Ainsi ce ne sont pas moins de Trente artistes, tous embrassant une nouvelle vision de l’Art, qui décide de présenter 165 œuvres en organisant une exposition. Leur hôte n’est autre que le grand photographe Nadar, qui poussé par des besoins financiers, propose de leur ouvrir grand les portes de son atelier pour organiser cette rencontre artistique. Dans les coulisses, l'influence de Paul Durand-Ruel, marchand d'art visionnaire et mécène généreux, marque un soutien crucial à cette aventure audacieuse.
Une première exposition qui compte
Les ateliers du photographe Nadar
Au cœur de Paris, le printemps 1874 apportait avec lui un vent de changement, soufflant sur les ateliers abandonnés de Nadar au 35, boulevard des Capucines. Ces espaces, autrefois témoins des exploits d'un des photographes les plus renommés de la ville, allaient devenir le théâtre d'une audacieuse entreprise artistique. Pour les impressionnistes, l'organisation de leur première exposition n'était pas seulement une question d'art ou de rébellion contre les salons académiques ; c'était également une véritable aventure financière.
Le coût de la location de cet espace emblématique s'élevait à 2 020 francs, une somme considérable à l'époque, témoignant de leur engagement et de leur volonté de briser les conventions.
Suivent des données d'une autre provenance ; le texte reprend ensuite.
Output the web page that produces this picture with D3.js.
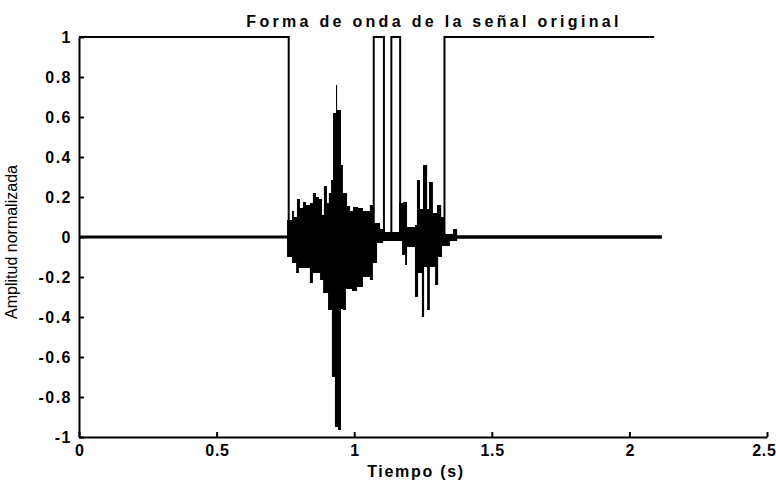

Mais au-delà du loyer, chaque détail comptait : les frais d'éclairage et de décoration étaient eux aussi un défi, nécessitant une gestion méticuleuse des ressources limitées dont disposaient ces artistes indépendants. Avec 983,70 francs consacrés à l'éclairage et 3 341 francs à la décoration, l'investissement dans cette exposition transcendait le cadre financier pour devenir un acte de foi dans leur art.